- **Written instruction**:
Working from the data below, reproduce exactly the lines starting at the one that holds "Convert this chart" and ending at the one that holds "ax = fig.add_axes([80". Pictures are excluded.

- **Data lines**:
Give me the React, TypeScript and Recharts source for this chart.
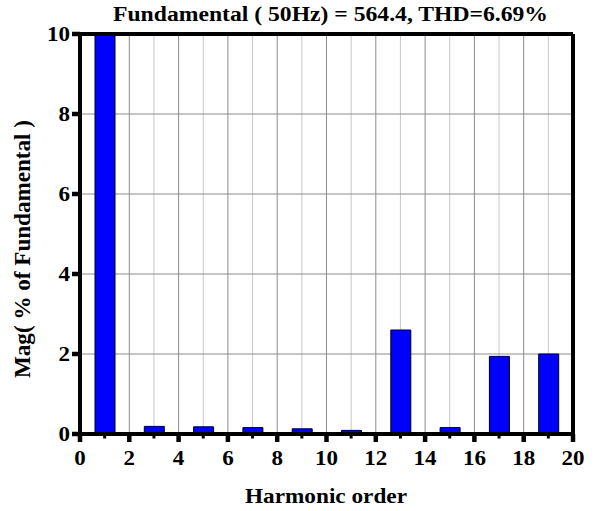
import React from 'react';
import { BarChart, Bar, XAxis, YAxis, CartesianGrid, ReferenceLine } from 'recharts';

const harmonics = [1, 3, 5, 7, 9, 11, 13, 15, 17, 19];
const magnitudes = [10, 0.19, 0.18, 0.16, 0.13, 0.09, 2.6, 0.16, 1.94, 2.0];
const xTicks = [0, 1, 2, 3, 4, 5, 6, 7, 8, 9, 10, 11, 12, 13, 14, 15, 16, 17, 18, 19, 20];
const yTicks = [0, 2, 4, 6, 8, 10];
const oddGrid = [1, 3, 5, 7, 9, 11, 13, 15, 17, 19];
const evenGrid = [2, 4, 6, 8, 10, 12, 14, 16, 18];
const xDomain = [0, 20];
const yDomain = [0, 10];
const title = 'Fundamental ( 50Hz) = 564.4, THD=6.69%';
const xTitle = 'Harmonic order';
const yTitle = 'Mag( % of Fundamental )';

const data = harmonics.map((h, i) => ({ h, mag: magnitudes[i] }));

const FONT = '"Liberation Serif", "Times New Roman", serif';

const gridGen = (values: number[]) => ({ xAxis, offset }: any) => {
  if (xAxis && typeof xAxis.scale === 'function') return values.map((v) => xAxis.scale(v));
  return values.map((v) => offset.left + ((v - xDomain[0]) / (xDomain[1] - xDomain[0])) * offset.width);
};

const XTick = (props: any) => {
  const { x, y, payload } = props;
  const v = payload.value;
  if (v % 2 === 0) {
    const s = String(v);
    return (
      <g>
        <line x1={x} x2={x} y1={y} y2={y + 8} stroke="#000" strokeWidth={4.5} />
        <text
          x={x}
          y={y + 31}
          textAnchor="middle"
          fontFamily={FONT}
          fontWeight="bold"
          fontSize={20}
          fill="#000"
          textLength={s.length * 11.5}
          lengthAdjust="spacingAndGlyphs"
        >
          {s}
        </text>
      </g>
    );
  }
  return <line x1={x} x2={x} y1={y} y2={y + 4.5} stroke="#000" strokeWidth={3} />;
};

const YTick = (props: any) => {
  const { x, y, payload } = props;
  const s = String(payload.value);
  return (
    <text
      x={x}
      y={y + 7}
      textAnchor="end"
      fontFamily={FONT}
      fontWeight="bold"
      fontSize={20}
      fill="#000"
      textLength={s.length * 11.5}
      lengthAdjust="spacingAndGlyphs"
    >
      {s}
    </text>
  );
};

export default function App() {
  return (
    <div style={{ position: 'absolute', left: 0, top: 0, width: 595, height: 511, background: '#fff' }}>
      <BarChart
        width={595}
        height={511}
        data={data}
        margin={{ top: 34, right: 22, bottom: 47, left: 0 }}
      >
        <CartesianGrid
          horizontal={false}
          vertical={true}
          stroke="#c8c8c8"
          strokeWidth={1}
          verticalCoordinatesGenerator={gridGen(oddGrid)}
        />
        <CartesianGrid
          horizontal={true}
          vertical={true}
          stroke="#8c8c8c"
          strokeWidth={1}
          verticalCoordinatesGenerator={gridGen(evenGrid)}
        />
        <XAxis
          dataKey="h"
          type="number"
          domain={xDomain}
          ticks={xTicks}
          interval={0}
          height={30}
          tickSize={0}
          tickMargin={0}
          tickLine={false}
          tick={<XTick />}
          axisLine={{ stroke: '#000', strokeWidth: 4 }}
          allowDataOverflow
        />
        <YAxis
          type="number"
          domain={yDomain}
          ticks={yTicks}
          width={80}
          tickSize={8}
          tickMargin={2}
          tickLine={{ stroke: '#000', strokeWidth: 4.5 }}
          axisLine={{ stroke: '#000', strokeWidth: 4 }}
          tick={<YTick />}
          allowDataOverflow
        />
        <ReferenceLine y={10} stroke="#000" strokeWidth={4} />
        <ReferenceLine x={20} stroke="#000" strokeWidth={4} />
        <Bar dataKey="mag" barSize={20} fill="#0000ff" stroke="#000" strokeWidth={1} isAnimationActive={false} />
      </BarChart>
      <svg width={595} height={511} style={{ position: 'absolute', left: 0, top: 0, pointerEvents: 'none' }}>
        <text
          x={330.5}
          y={21}
          textAnchor="middle"
          fontFamily={FONT}
          fontWeight="bold"
          fontSize={20}
          fill="#000"
          textLength={435}
          lengthAdjust="spacingAndGlyphs"
        >
          {title}
        </text>
        <text
          x={326}
          y={503}
          textAnchor="middle"
          fontFamily={FONT}
          fontWeight="bold"
          fontSize={22}
          fill="#000"
          textLength={162}
          lengthAdjust="spacingAndGlyphs"
        >
          {xTitle}
        </text>
        <text
          x={30}
          y={249}
          textAnchor="middle"
          fontFamily={FONT}
          fontWeight="bold"
          fontSize={23}
          fill="#000"
          textLength={258}
          lengthAdjust="spacingAndGlyphs"
          transform="rotate(-90 30 249)"
        >
          {yTitle}
        </text>
      </svg>
    </div>
  );
}
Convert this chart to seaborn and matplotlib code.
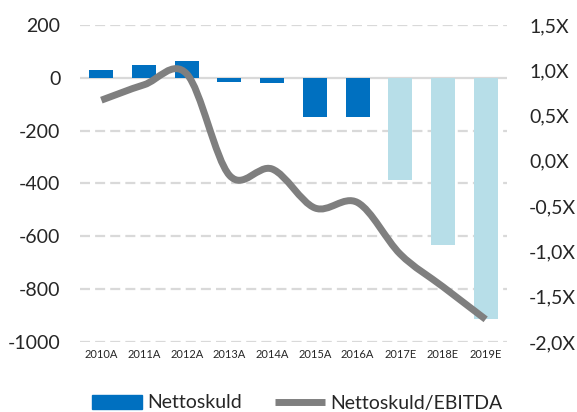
import matplotlib.pyplot as plt
import seaborn as sns
import numpy as np
import pandas as pd
from matplotlib.path import Path
from matplotlib.patches import PathPatch, Patch
from matplotlib.lines import Line2D

years = ["2010A", "2011A", "2012A", "2013A", "2014A",
         "2015A", "2016A", "2017E", "2018E", "2019E"]
kind = ["A", "A", "A", "A", "A", "A", "A", "E", "E", "E"]
nettoskuld = [30, 47, 63, -14, -21, -148, -147, -388, -631, -913]
ratio = [0.67, 0.84, 0.96, -0.16, -0.09, -0.52, -0.46, -1.03, -1.39, -1.75]

left_ticks = [200, 0, -200, -400, -600, -800, -1000]
right_ticks = [1.5, 1.0, 0.5, 0.0, -0.5, -1.0, -1.5, -2.0]
right_labels = ["1,5X", "1,0X", "0,5X", "0,0X", "-0,5X", "-1,0X", "-1,5X", "-2,0X"]

sns.set_style("white")
plt.rcParams["font.family"] = ["Lato", "DejaVu Sans"]

BLUE = "#0070C0"
LIGHT = "#B7DEE8"
GREY = "#7F7F7F"
GRID = "#D9D9D9"

df = pd.DataFrame({"year": years, "kind": kind, "value": nettoskuld})

fig = plt.figure(figsize=(5.77, 4.12), dpi=100)
ax = fig.add_axes([80 / 577, 1 - 342 / 412, 427 / 577, 317 / 412])

sns.barplot(
    data=df,
    x="year",
    y="value",
    hue="kind",
    palette={"A": BLUE, "E": LIGHT},
    saturation=1,
    dodge=False,
    width=0.56,
    legend=False,
    linewidth=0,
    ax=ax,
)
ax.set_xlim(-0.5, len(years) - 0.5)
ax.set_ylim(-1000, 200)
ax.set_yticks(left_ticks)
ax.set_yticklabels([str(t) for t in left_ticks])
for t in left_ticks:
    if t == 0:
        ax.axhline(0, color=GRID, lw=1.6, zorder=0.5)
    else:
        ax.axhline(t, color=GRID, lw=1.6, dashes=(4.5, 2.3), zorder=0.5)
ax.set_xlabel("")
ax.set_ylabel("")
ax.tick_params(axis="y", length=0, pad=14, labelsize=14)
ax.tick_params(axis="x", length=0, pad=5, labelsize=8)
for s in ax.spines.values():
    s.set_visible(False)

# right axis with the smoothed ratio line
ax2 = ax.twinx()
ax2.set_ylim(-2.0, 1.5)
ax2.set_yticks(right_ticks)
ax2.set_yticklabels(right_labels)
ax2.tick_params(axis="y", length=0, pad=16, labelsize=14)
for s in ax2.spines.values():
    s.set_visible(False)

pts = np.column_stack([np.arange(len(ratio)), ratio]).astype(float)
verts = [pts[0]]
codes = [Path.MOVETO]
n = len(pts)
for i in range(n - 1):
    p0 = pts[max(i - 1, 0)]
    p1 = pts[i]
    p2 = pts[i + 1]
    p3 = pts[min(i + 2, n - 1)]
    verts += [p1 + (p2 - p0) / 6, p2 - (p3 - p1) / 6, p2]
    codes += [Path.CURVE4] * 3
ax2.add_patch(PathPatch(Path(verts, codes), facecolor="none", edgecolor=GREY,
                        lw=5, capstyle="butt", joinstyle="round"))

handles = [Patch(color=BLUE), Line2D([], [], color=GREY, lw=5, solid_capstyle="butt")]
fig.legend(handles, ["Nettoskuld", "Nettoskuld/EBITDA"], loc="center",
           bbox_to_anchor=(297 / 577, 1 - 403 / 412), ncol=2, frameon=False,
           fontsize=14, handlelength=2.6, handletextpad=0.25, columnspacing=1.7)

plt.savefig("out.png", dpi=100)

- **The solution**:
Convert this chart to seaborn and matplotlib code.
import matplotlib.pyplot as plt
import seaborn as sns
import numpy as np
import pandas as pd
from matplotlib.path import Path
from matplotlib.patches import PathPatch, Patch
from matplotlib.lines import Line2D

years = ["2010A", "2011A", "2012A", "2013A", "2014A",
         "2015A", "2016A", "2017E", "2018E", "2019E"]
kind = ["A", "A", "A", "A", "A", "A", "A", "E", "E", "E"]
nettoskuld = [30, 47, 63, -14, -21, -148, -147, -388, -631, -913]
ratio = [0.67, 0.84, 0.96, -0.16, -0.09, -0.52, -0.46, -1.03, -1.39, -1.75]

left_ticks = [200, 0, -200, -400, -600, -800, -1000]
right_ticks = [1.5, 1.0, 0.5, 0.0, -0.5, -1.0, -1.5, -2.0]
right_labels = ["1,5X", "1,0X", "0,5X", "0,0X", "-0,5X", "-1,0X", "-1,5X", "-2,0X"]

sns.set_style("white")
plt.rcParams["font.family"] = ["Lato", "DejaVu Sans"]

BLUE = "#0070C0"
LIGHT = "#B7DEE8"
GREY = "#7F7F7F"
GRID = "#D9D9D9"

df = pd.DataFrame({"year": years, "kind": kind, "value": nettoskuld})

fig = plt.figure(figsize=(5.77, 4.12), dpi=100)
ax = fig.add_axes([80 / 577, 1 - 342 / 412, 427 / 577, 317 / 412])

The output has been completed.